ArtsATL: Sometimes it’s hard to imagine that change can happen in ballet institutions born of European monarchies and built upon elitist values. Is it possible to realize this vision for a ballet company that truly reflects the racial demographics of Atlanta?

Atlanta Ballet choreographer-in-residence Claudia Schreier.

Claudia Schreier adds a diverse voice to Atlanta Ballet as its resident choreographer.

Jacobus: I always remember Martha Graham’s words — you cannot be creative as a dancer until you’ve mastered the foundation and the fundamentals. There are plenty of exceptions, but I would argue that the foundations of dance stem from the classical ballet curriculum, just as the foundations of good jazz music stem from classical music. It all stems from classicism because that is the foundation of being able to express yourself as an artist. If you don’t have the facility and the technique to express it, then your expression can’t get out in a truly elegant and eloquent way. So it’s not about the old stodgy, classical ballet repertoire in history. It’s about the foundation and how the creative part evolves.

There’s nothing that says you can’t have a company that reflects the demographics of Atlanta and still do balanced programming and do it at a high level with great technique that allows you eventually, as a more mature artist, to express yourself profoundly. The roadblock is not classical ballet. The roadblock is the pipeline. The roadblock is the fact that we, as institutions, have not been as successful as we should be in attracting young talent from communities of color, nurturing and retaining that talent so that they become a representative part of our companies.

So that’s one social part of it.
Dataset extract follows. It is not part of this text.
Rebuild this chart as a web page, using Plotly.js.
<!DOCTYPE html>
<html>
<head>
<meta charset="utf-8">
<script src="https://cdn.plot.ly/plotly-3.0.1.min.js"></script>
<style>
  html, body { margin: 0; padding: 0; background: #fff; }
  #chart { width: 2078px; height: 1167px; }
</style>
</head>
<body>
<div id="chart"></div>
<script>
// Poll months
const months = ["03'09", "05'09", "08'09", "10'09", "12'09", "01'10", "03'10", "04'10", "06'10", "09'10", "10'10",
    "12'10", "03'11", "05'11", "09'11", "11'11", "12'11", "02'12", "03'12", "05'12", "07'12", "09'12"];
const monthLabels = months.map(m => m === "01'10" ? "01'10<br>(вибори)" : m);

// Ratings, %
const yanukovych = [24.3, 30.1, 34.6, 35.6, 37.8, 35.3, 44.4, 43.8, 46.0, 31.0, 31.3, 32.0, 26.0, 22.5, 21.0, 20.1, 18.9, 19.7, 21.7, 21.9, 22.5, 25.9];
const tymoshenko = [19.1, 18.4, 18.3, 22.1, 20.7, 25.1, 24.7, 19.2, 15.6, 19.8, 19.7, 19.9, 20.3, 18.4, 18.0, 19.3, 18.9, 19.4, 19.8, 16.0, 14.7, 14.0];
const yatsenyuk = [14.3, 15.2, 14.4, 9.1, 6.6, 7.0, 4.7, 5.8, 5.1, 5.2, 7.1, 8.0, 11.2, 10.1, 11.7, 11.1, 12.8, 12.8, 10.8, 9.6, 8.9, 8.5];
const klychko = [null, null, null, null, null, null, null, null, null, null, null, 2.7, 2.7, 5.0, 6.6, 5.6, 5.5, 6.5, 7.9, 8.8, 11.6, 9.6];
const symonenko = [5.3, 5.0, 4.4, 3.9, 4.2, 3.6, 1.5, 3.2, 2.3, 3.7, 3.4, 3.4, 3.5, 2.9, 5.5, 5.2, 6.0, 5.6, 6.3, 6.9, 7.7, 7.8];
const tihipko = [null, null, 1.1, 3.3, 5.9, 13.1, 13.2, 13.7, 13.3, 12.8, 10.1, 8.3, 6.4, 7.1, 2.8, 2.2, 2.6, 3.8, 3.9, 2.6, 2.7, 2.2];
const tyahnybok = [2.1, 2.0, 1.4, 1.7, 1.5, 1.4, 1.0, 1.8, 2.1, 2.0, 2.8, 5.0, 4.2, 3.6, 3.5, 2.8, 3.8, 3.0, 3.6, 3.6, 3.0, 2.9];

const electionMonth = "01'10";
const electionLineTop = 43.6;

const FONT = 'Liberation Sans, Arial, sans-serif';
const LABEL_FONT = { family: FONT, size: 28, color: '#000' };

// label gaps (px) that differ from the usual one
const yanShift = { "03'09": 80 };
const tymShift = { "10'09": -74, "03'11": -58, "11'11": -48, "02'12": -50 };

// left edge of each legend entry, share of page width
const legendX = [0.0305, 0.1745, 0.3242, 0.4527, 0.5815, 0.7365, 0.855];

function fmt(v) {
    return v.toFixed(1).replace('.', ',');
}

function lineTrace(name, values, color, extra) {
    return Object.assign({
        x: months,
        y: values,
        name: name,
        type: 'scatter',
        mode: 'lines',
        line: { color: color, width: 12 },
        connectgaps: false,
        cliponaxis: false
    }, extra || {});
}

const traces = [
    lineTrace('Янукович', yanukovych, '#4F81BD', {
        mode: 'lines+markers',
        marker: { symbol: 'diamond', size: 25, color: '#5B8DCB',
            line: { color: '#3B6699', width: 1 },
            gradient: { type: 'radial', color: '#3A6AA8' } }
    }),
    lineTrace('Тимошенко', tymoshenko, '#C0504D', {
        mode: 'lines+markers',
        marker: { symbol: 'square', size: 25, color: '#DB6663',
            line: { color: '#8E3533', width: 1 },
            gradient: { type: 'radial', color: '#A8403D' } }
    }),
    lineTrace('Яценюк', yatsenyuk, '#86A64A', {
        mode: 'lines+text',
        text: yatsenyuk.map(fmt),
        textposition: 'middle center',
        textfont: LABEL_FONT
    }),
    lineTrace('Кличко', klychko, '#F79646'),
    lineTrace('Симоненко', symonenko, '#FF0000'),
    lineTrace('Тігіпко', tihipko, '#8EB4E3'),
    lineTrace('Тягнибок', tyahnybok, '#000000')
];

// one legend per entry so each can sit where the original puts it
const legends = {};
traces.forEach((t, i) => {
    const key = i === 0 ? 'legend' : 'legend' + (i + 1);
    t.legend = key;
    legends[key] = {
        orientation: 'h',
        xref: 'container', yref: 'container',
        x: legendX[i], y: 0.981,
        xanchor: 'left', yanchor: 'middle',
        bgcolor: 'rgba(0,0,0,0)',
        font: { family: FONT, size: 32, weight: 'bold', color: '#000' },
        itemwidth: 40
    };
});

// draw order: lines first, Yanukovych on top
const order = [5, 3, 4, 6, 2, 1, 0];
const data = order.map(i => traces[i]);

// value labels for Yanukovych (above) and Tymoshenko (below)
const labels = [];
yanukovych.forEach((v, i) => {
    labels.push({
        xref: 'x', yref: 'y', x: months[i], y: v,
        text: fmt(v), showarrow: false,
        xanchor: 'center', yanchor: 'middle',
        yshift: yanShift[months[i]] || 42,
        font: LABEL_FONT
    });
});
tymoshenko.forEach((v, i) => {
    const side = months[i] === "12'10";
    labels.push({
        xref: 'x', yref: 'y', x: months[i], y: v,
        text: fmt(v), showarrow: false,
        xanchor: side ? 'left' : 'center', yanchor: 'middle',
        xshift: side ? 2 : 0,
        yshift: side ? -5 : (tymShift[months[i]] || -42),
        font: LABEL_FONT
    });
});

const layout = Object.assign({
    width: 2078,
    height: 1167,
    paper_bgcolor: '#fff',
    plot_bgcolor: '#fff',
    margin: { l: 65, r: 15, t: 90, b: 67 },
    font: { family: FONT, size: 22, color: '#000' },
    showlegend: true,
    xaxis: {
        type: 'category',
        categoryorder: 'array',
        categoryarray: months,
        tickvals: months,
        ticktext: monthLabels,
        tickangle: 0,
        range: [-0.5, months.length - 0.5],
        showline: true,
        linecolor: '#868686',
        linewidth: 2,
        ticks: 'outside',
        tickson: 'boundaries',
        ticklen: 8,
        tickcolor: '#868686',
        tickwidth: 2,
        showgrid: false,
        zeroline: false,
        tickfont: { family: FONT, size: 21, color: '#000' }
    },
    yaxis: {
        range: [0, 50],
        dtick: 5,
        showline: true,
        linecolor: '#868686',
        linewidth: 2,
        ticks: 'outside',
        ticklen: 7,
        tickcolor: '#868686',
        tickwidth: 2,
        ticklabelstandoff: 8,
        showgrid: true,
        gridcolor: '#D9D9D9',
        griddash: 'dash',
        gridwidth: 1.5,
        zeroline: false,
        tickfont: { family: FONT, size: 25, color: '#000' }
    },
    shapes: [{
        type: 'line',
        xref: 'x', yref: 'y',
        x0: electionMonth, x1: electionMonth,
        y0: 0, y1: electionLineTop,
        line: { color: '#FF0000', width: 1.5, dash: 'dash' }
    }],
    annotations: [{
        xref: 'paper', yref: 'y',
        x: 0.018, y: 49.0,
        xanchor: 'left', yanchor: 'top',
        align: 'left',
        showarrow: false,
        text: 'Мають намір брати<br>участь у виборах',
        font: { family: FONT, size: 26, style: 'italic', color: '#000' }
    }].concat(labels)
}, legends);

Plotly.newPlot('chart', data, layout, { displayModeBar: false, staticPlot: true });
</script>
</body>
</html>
The other social part of it probably stems from the lack of representation, and that ballet is not that relevant to communities of color. And so you’ve got a chicken and egg situation. You’ve got an art form that isn’t representative and, therefore, is not relevant to the people you would like to attract. And because you can’t attract them, you continue to have an art form that is not relevant.

There’s nothing that says that people of any racial demographic can’t be represented in great numbers and perform ballet as well as any other demographic. It’s about the training and the exposure, and that’s where it breaks down. The trick is to find a way to be relevant enough to be able to attract.
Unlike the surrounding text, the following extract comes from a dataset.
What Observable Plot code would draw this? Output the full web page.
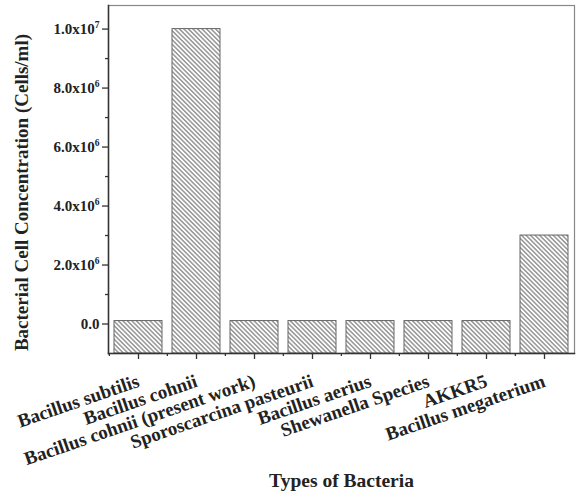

I think we do a good job of that with our school, and attract more students of color, especially at an early age, identify the talent and nurture them through the company. Then I think the cycle at some point is broken. But it’s frustratingly time consuming. 

But what happens is what would happen regardless of race. Mom and Dad decide, or the child themselves decide, that they don’t want the hard life of poverty that dancers endure. They want them to go to college and become a doctor or a lawyer or whatever. That kind of attrition happens at upper levels, no matter what race you are.
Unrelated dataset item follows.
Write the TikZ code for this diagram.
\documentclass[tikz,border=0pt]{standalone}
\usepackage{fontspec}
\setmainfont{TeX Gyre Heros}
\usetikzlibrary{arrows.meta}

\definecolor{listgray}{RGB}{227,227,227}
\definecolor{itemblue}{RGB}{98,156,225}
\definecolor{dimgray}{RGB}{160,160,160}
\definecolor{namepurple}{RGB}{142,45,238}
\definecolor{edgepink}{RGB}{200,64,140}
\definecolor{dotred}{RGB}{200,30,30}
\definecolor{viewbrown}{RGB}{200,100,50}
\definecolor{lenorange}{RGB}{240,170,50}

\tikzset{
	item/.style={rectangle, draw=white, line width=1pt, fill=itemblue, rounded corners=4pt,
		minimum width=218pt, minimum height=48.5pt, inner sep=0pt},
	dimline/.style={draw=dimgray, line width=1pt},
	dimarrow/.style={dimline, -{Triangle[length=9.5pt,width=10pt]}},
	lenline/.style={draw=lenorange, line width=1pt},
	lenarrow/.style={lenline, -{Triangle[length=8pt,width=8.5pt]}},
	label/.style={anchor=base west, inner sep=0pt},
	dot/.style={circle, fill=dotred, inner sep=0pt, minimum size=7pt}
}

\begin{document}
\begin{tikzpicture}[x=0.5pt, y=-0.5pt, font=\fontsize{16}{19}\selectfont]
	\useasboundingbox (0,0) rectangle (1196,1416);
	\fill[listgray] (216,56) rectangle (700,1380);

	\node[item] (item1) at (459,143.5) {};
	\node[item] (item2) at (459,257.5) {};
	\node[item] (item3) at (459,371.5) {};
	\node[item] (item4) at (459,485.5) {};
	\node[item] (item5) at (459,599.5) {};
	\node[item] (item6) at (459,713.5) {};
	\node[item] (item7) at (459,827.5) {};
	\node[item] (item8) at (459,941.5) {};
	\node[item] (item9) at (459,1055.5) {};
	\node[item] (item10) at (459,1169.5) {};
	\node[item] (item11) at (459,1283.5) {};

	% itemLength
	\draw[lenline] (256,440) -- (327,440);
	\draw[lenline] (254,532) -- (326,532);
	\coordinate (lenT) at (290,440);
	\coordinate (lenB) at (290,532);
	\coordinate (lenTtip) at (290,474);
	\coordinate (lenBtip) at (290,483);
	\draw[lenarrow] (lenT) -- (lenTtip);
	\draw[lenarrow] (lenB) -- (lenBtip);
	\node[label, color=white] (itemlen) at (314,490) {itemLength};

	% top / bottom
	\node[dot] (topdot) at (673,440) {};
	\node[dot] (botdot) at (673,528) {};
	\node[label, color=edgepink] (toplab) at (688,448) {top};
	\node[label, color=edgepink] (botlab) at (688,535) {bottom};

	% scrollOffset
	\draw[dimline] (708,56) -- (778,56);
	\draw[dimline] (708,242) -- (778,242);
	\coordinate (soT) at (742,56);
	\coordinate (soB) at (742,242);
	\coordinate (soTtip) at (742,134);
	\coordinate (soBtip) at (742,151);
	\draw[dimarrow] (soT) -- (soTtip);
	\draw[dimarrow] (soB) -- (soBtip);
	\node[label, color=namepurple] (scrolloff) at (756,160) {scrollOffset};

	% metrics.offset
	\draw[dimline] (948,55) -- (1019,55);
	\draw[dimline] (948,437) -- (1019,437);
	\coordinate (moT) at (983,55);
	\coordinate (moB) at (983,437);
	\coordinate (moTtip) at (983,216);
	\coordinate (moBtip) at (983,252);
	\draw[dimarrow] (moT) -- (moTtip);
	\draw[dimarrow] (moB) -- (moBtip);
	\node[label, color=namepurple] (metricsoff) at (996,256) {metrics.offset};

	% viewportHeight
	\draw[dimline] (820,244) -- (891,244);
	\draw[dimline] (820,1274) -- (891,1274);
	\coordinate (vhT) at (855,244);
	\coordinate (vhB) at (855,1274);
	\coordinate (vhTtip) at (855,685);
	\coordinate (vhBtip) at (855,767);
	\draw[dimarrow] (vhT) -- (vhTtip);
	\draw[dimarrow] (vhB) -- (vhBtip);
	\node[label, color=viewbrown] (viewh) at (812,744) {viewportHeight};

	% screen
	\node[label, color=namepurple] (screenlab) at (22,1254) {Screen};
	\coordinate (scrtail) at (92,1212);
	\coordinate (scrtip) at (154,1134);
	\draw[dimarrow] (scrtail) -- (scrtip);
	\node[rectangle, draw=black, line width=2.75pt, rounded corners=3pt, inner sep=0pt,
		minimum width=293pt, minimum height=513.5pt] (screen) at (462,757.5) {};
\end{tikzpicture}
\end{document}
But if you’re a really talented dancer of color, and you reach the upper levels of the school, and you do hear the calling to become a professional dancer, a company the size of Atlanta is going to be bested by one of the larger companies. The demand for dancers of color, especially now, is so huge that a Houston Ballet or a Boston Ballet or a San Francisco Ballet are going to be able to lure that young, talented dancer of color to a more glamorous company and more pay. That’ll change, but for the foreseeable future, that’s the rock we’re up against. So we’re putting great hope into our pipeline and Decade 2 Dance program and things like that.

 ArtsATL: Do you have any advice for your successor?

 Jacobus: (laughs) Very few successors want to hear their predecessor’s advice. But I really don’t have any advice, except this is a great institution. It’s a great board. It’s a great company. I think there’s a lot of potential for new blood, or someone coming in with fresh ideas and maybe a different background, and maybe being able to elicit some change.